Na parte relativa ao financiamento, pode vir ainda a apurar-se que há donativos ilícitos, frisa-se, notando que também isto pode provocar a ilicitude da greve. Acresce que, nas operações de crowdfunding, os titulares das plataformas de financiamento "são obrigados a preservar a confidencialidade dos dados" fornecidos pelos doadores. Assim, se estes não abdicarem do anonimato, não será possível controlar a origem dos donativos, alega o conselho. "A ilicitude desses donativos poderá estender-se à greve por eles subsidiada, caso se demonstre que estes, pela sua dimensão ou outras circunstâncias, foram determinantes dos termos em que a greve se desenrolou", sustenta.

Greve "self service"? Não

Quando pediu o primeiro parecer, o Ministério da Saúde argumentou que, durante 40 dias seguidos, o período da greve inicial, cada enfermeiro aderiu ao protesto "quando quis e pelo tempo que entendeu". E perguntou ao Conselho Consultivo da PGR se não se estaria, assim, perante uma greve "self service" ou então uma "greve trombose", alegando que paralisar os blocos operatórios inviabiliza toda a actividade da área cirúrgica. Mas o conselho considerou que não se tratou de uma greve "self service", porque as faltas não resultaram de “uma vontade individual, espontânea e desalinhada de cada trabalhador, mas sim de acção combinada para conseguir um mínimo de faltas e, por isso, de sacrifício patrimonial” dos grevistas.

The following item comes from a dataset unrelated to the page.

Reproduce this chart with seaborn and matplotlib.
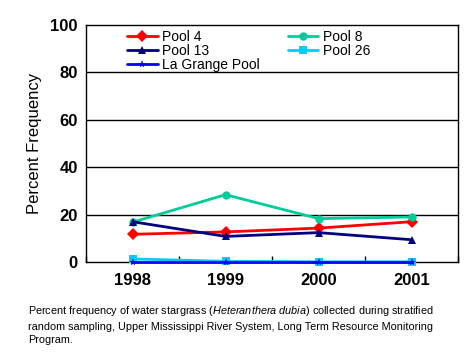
import pandas as pd
import numpy as np
import seaborn as sns
import matplotlib.pyplot as plt
from matplotlib.ticker import MultipleLocator

years = [1998, 1999, 2000, 2001]
pool4 = [11.7, 12.7, 14.3, 17.0]
pool8 = [16.8, 28.4, 18.3, 19.0]
pool13 = [17.0, 10.8, 12.4, 9.4]
pool26 = [1.3, 0.3, 0.1, 0.1]
lagrange = [0.0, 0.0, 0.0, 0.0]
names = ["Pool 4", "Pool 8", "Pool 13", "Pool 26", "La Grange Pool"]
colors = ["#FF0000", "#00CC99", "#000080", "#00CCFF", "#0000FF"]
markers = ["D", "o", "^", "s", "*"]

df = pd.concat([pd.DataFrame({"year": years, "value": v, "pool": n})
                for n, v in zip(names, [pool4, pool8, pool13, pool26, lagrange])])

sns.set_style("white")
plt.rcParams['font.family'] = ['Liberation Sans', 'DejaVu Sans']
plt.rcParams['text.color'] = 'black'
plt.rcParams['axes.labelcolor'] = 'black'
plt.rcParams['xtick.color'] = 'black'
plt.rcParams['ytick.color'] = 'black'
plt.rcParams['mathtext.fontset'] = 'custom'
plt.rcParams['mathtext.rm'] = 'Liberation Sans'
plt.rcParams['mathtext.it'] = 'Liberation Sans:italic'

fig = plt.figure(figsize=(4.68, 3.6), dpi=100)
ax = fig.add_axes([0.1838, 0.2722, 0.795, 0.6584])
ax.set_xlim(1997.5, 2001.5)
ax.set_ylim(0, 100)
for y in [20, 40, 60, 80]:
    ax.axhline(y, color="black", lw=1, zorder=0)

sns.lineplot(data=df, x="year", y="value", hue="pool", style="pool",
             hue_order=names, style_order=names,
             palette=dict(zip(names, colors)), markers=dict(zip(names, markers)),
             dashes=False, lw=2, markersize=6, markeredgewidth=0,
             ax=ax, clip_on=False, zorder=3)

for s in ax.spines.values():
    s.set_color("black")
    s.set_linewidth(1)

ax.set_xticks(years)
ax.set_xticklabels([str(y) for y in years], fontsize=12, fontweight="bold")
ax.xaxis.set_minor_locator(MultipleLocator(1, offset=0.5))
ax.set_yticks([0, 20, 40, 60, 80, 100])
ax.set_yticklabels(["0", "20", "40", "60", "80", "100"], fontsize=12, fontweight="bold")
ax.tick_params(axis="x", which="major", length=0, pad=8)
ax.tick_params(axis="x", which="minor", direction="in", length=4, width=1, bottom=True)
ax.tick_params(axis="y", length=0, pad=6)
ax.set_xlabel("")
ax.set_ylabel("Percent Frequency", fontsize=12, labelpad=6)

# legend filled row by row, like the original
handles, labels = ax.get_legend_handles_labels()
lookup = dict(zip(labels, handles))
order = ["Pool 4", "Pool 13", "La Grange Pool", "Pool 8", "Pool 26"]
ax.legend([lookup[n] for n in order], order, ncol=2, loc="upper left",
          bbox_to_anchor=(0.11, 0.98), frameon=False,
          fontsize=10, handlelength=2.2, handletextpad=0.35, columnspacing=2.0,
          labelspacing=0.0, borderaxespad=0, borderpad=0)

caption = ("Percent frequency of water stargrass ($\\it{Heteranthera\\ dubia}$) collected during stratified\n"
           "random sampling, Upper Mississippi River System, Long Term Resource Monitoring\n"
           "Program.")
fig.text(28 / 468, 1 - 304 / 360, caption, fontsize=7.8, va="top", ha="left", linespacing=1.45)

plt.savefig("out.png", dpi=100)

Parecer pode servir para travar outras greves

O Governo foi mais longe do que a PGR na questão do financiamento da greve, ao considerar que nenhum sector da Função Pública  poderá avançar com greves baseadas neste modelo de financiamento. O primeiro-ministro invoca as conclusões do parecer quanto à “ilicitude” de um fundo de greve constituído mediante o recurso a financiamento colaborativo para apoiar os grevistas, considerando-as de “extraordinária importância” "não só para o sector da saúde, mas para todos os sectores da Administração Pública”. António Costa homologou o parecer na parte que se refere à invulgar forma de financiamento e informou a PGR “para os efeitos tidos como convenientes”.